Biniam Girmay Wins Men’s Elite Title at the Africa Cycling Excellence Awards in Kigali

Eritrean cyclist Biniam Girmay has won the Men’s Elite title at the inaugural Africa Cycling Excellence Awards(ACEA), held on 29 November 2025 in Kigali, Rwanda. The honour places him at the top of the continent’s rankings for 2025 and further solidifies his reputation as Africa’s most accomplished rider on the global stage.
The awards marked the first continent-wide initiative dedicated to celebrating African cycling. Delegates from national federations, UCI-linked bodies, and invited athletes gathered in Kigali for a ceremony aimed at recognising the sport’s leading performers. Shared results from the event list Girmay as the Men’s Elite winner for Eritrea, alongside categories for rising riders, national teams, coaches, and long-form contributors to the discipline.

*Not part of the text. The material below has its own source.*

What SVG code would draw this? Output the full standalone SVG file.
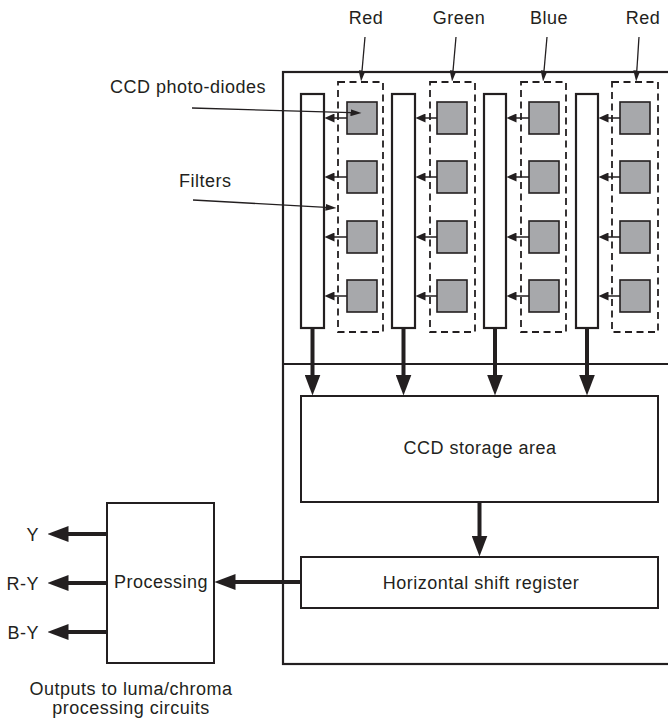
<svg xmlns="http://www.w3.org/2000/svg" width="668" height="720" viewBox="0 0 668 720">
<style>
text{font-family:"Liberation Sans",Arial,sans-serif;font-size:18px;fill:#231f20;letter-spacing:0.5px}
.frame{fill:none;stroke:#231f20;stroke-width:2.2}
.box{fill:#fff;stroke:#231f20;stroke-width:2}
.filter{fill:#fff;stroke:#231f20;stroke-width:2.2}
.diode{fill:#a7a8ab;stroke:#231f20;stroke-width:1.6}
.dash{fill:none;stroke:#231f20;stroke-width:1.8;stroke-dasharray:7,4.5}
.thick{fill:none;stroke:#231f20;stroke-width:4;marker-end:url(#big)}
.small{fill:none;stroke:#231f20;stroke-width:1.5;marker-end:url(#sm)}
.lead{fill:none;stroke:#231f20;stroke-width:1.3;marker-end:url(#ld)}
</style>
<defs>
<marker id="big" viewBox="0 0 21 16" refX="0.5" refY="8" markerWidth="21" markerHeight="16" markerUnits="userSpaceOnUse" orient="auto"><path d="M0,0 L21,8 L0,16 z" fill="#231f20"/></marker>
<marker id="sm" viewBox="0 0 10 9" refX="0.5" refY="4.5" markerWidth="10" markerHeight="9" markerUnits="userSpaceOnUse" orient="auto"><path d="M0,0 L10,4.5 L0,9 z" fill="#231f20"/></marker>
<marker id="ld" viewBox="0 0 11 7" refX="0.5" refY="3.5" markerWidth="11" markerHeight="7" markerUnits="userSpaceOnUse" orient="auto"><path d="M0,0 L11,3.5 L0,7 z" fill="#231f20"/></marker>
</defs>
<rect width="668" height="720" fill="#fff"/>
<g id="sensor-frame">
<rect class="frame" x="283" y="72" width="400" height="592"/>
<line x1="283" y1="364" x2="668" y2="364" stroke="#231f20" stroke-width="2"/>
</g>
<g id="filter-1"><rect class="filter" x="301" y="94" width="23" height="234"/></g>
<g id="filter-2"><rect class="filter" x="392" y="94" width="23" height="234"/></g>
<g id="filter-3"><rect class="filter" x="484" y="94" width="22" height="234"/></g>
<g id="filter-4"><rect class="filter" x="576" y="94" width="22" height="234"/></g>
<g id="column-red-1">
<rect class="dash" x="338" y="82" width="45" height="250"/>
<rect class="diode" x="347" y="102" width="30" height="32"/>
<rect class="diode" x="347" y="161" width="30" height="32"/>
<rect class="diode" x="347" y="221" width="30" height="32"/>
<rect class="diode" x="347" y="280" width="30" height="32"/>
</g>
<g id="column-green">
<rect class="dash" x="430" y="82" width="45" height="250"/>
<rect class="diode" x="437" y="102" width="30" height="32"/>
<rect class="diode" x="437" y="161" width="30" height="32"/>
<rect class="diode" x="437" y="221" width="30" height="32"/>
<rect class="diode" x="437" y="280" width="30" height="32"/>
</g>
<g id="column-blue">
<rect class="dash" x="521" y="82" width="45" height="250"/>
<rect class="diode" x="529" y="102" width="30" height="32"/>
<rect class="diode" x="529" y="161" width="30" height="32"/>
<rect class="diode" x="529" y="221" width="30" height="32"/>
<rect class="diode" x="529" y="280" width="30" height="32"/>
</g>
<g id="column-red-2">
<rect class="dash" x="612" y="82" width="46" height="250"/>
<rect class="diode" x="620" y="102" width="30" height="32"/>
<rect class="diode" x="620" y="161" width="30" height="32"/>
<rect class="diode" x="620" y="221" width="30" height="32"/>
<rect class="diode" x="620" y="280" width="30" height="32"/>
</g>
<g id="storage">
<rect class="box" x="301" y="396" width="357" height="106"/>
<text x="480" y="454" text-anchor="middle">CCD storage area</text>
</g>
<g id="shift-register">
<rect class="box" x="301" y="557" width="357" height="51"/>
<text x="481" y="589" text-anchor="middle">Horizontal shift register</text>
</g>
<g id="processing">
<rect class="box" x="107" y="503" width="107" height="160"/>
<text x="161" y="588" text-anchor="middle">Processing</text>
</g>
<g id="labels">
<text x="366" y="24" text-anchor="middle">Red</text>
<text x="459" y="24" text-anchor="middle">Green</text>
<text x="549" y="24" text-anchor="middle">Blue</text>
<text x="643" y="24" text-anchor="middle">Red</text>
<text x="110" y="93">CCD photo-diodes</text>
<text x="179" y="187">Filters</text>
<text x="39" y="541" text-anchor="end">Y</text>
<text x="39" y="590" text-anchor="end">R-Y</text>
<text x="39" y="639" text-anchor="end">B-Y</text>
<text x="131" y="695" text-anchor="middle">Outputs to luma/chroma</text>
<text x="131" y="714" text-anchor="middle">processing circuits</text>
</g>
<g id="connectors">
<path class="small" d="M347,118 H334"/><path class="small" d="M347,177 H334"/><path class="small" d="M347,237 H334"/><path class="small" d="M347,296 H334"/>
<path class="small" d="M437,118 H425"/><path class="small" d="M437,177 H425"/><path class="small" d="M437,237 H425"/><path class="small" d="M437,296 H425"/>
<path class="small" d="M529,118 H516"/><path class="small" d="M529,177 H516"/><path class="small" d="M529,237 H516"/><path class="small" d="M529,296 H516"/>
<path class="small" d="M620,118 H608"/><path class="small" d="M620,177 H608"/><path class="small" d="M620,237 H608"/><path class="small" d="M620,296 H608"/>
<path class="thick" d="M312.5,328 V375"/>
<path class="thick" d="M403.5,328 V375"/>
<path class="thick" d="M495,328 V375"/>
<path class="thick" d="M587,328 V375"/>
<path class="thick" d="M479.5,502 V536"/>
<path class="thick" d="M301,582 H235"/>
<path class="thick" d="M107,534 H68"/>
<path class="thick" d="M107,583 H68"/>
<path class="thick" d="M107,632 H68"/>
<path class="lead" d="M365,37 L362,71"/>
<path class="lead" d="M456,37 L453,71"/>
<path class="lead" d="M547,37 L544,71"/>
<path class="lead" d="M639,37 L636.8,71"/>
<path class="lead" d="M192,108 L351,112.7"/>
<path class="lead" d="M193,200 L326,207.4"/>
</g>
</svg>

The win caps what has already been a defining season for the 25-year-old. Girmay has maintained a strong competitive profile on the WorldTour while navigating sustained speculation around a possible team transfer — rumours that have only heightened interest in his next move. Through all of it, he has remained one of the continent’s most consistent and influential riders, carrying expectations with composure and authority.

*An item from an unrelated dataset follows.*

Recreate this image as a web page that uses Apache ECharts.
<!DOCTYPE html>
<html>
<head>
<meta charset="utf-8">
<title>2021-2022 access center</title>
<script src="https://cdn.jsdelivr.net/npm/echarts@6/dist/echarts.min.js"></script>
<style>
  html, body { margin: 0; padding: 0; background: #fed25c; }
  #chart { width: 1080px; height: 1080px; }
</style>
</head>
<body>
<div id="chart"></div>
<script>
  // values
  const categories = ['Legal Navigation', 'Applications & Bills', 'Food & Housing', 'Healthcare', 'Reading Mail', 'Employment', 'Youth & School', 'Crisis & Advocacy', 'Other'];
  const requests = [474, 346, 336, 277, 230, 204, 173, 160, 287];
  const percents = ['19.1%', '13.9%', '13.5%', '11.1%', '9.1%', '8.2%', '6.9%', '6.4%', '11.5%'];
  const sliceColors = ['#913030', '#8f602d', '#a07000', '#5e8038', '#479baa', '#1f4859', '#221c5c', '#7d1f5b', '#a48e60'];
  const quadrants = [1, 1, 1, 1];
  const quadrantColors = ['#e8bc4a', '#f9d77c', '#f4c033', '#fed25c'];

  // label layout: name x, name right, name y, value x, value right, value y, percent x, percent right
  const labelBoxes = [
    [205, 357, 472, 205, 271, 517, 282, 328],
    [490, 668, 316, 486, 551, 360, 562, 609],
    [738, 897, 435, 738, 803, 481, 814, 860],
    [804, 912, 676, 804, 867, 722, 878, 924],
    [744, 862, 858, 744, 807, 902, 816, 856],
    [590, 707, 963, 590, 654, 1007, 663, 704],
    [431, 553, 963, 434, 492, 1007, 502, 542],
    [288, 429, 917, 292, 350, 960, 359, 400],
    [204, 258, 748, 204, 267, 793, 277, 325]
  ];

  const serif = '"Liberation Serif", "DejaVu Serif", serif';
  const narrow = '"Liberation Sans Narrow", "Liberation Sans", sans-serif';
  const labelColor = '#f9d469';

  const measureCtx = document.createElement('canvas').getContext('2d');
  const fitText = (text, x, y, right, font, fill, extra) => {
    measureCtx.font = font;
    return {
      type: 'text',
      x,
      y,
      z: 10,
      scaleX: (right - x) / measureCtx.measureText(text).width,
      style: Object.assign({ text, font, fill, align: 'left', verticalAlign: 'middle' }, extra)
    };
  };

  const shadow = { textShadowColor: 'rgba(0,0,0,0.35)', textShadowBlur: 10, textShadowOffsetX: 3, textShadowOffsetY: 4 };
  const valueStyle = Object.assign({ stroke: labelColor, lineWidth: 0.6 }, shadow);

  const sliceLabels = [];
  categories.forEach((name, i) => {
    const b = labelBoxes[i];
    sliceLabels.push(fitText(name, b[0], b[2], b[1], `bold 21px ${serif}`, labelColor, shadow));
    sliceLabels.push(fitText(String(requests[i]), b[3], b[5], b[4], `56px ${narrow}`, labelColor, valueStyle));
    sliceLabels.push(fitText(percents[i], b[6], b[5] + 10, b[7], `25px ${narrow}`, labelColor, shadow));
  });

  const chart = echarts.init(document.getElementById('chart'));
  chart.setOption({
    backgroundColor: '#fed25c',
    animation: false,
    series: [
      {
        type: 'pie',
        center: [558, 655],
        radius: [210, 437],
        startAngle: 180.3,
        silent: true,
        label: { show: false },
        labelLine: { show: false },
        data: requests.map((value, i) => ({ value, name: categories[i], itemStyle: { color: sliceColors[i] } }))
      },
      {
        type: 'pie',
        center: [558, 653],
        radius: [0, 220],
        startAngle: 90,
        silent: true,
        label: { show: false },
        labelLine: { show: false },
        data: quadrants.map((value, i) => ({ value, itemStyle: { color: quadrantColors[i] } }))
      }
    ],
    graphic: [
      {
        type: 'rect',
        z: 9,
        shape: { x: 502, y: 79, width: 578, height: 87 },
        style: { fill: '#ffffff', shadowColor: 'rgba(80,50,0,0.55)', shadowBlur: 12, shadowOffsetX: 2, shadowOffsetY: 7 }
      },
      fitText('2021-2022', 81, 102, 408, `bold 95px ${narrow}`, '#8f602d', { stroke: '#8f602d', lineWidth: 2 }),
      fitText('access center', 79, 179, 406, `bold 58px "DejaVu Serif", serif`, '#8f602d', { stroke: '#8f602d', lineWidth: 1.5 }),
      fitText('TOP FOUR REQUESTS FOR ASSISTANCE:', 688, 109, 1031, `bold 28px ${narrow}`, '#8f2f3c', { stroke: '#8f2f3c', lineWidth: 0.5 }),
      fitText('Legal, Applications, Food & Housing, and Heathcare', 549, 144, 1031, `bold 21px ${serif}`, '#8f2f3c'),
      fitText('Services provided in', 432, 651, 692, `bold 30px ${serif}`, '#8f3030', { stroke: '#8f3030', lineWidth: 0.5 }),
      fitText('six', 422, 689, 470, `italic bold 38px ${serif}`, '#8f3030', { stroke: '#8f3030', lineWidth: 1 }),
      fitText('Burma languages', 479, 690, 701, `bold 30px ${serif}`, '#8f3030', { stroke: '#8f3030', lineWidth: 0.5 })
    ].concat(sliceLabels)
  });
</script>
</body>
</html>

Eritrea’s dominance was underscored once again with the country taking home the Nation Award — a recognition that speaks not only to the strength of its top riders but to the depth of the system behind them. For years, Eritrean cycling has produced results that few on the continent can match, and this award simply formalises what the sport’s followers have long understood.

That presence was felt throughout the ceremony in Kigali. Team Eritrea appeared across multiple categories, a reminder of a road-racing culture that keeps renewing itself with new talent season after season. For many observers, the first edition of ACEA didn’t reveal anything new so much as it confirmed a truth already written in decades of competition: Eritrea sits at the centre of African cycling excellence.
Rwanda, meanwhile, used the event to reinforce its growing role as a regional hub for the sport. With sustained investments in infrastructure and the annual UCI 2.1 Tour du Rwanda, Kigali has steadily positioned itself as a meeting point for African cycling, hosting conferences, training programmes, and now a continental awards platform.
More formal summaries of the 2025 results are expected to be published by ACEA organisers, although most category winners — including Girmay — have already been widely shared across official and community channels.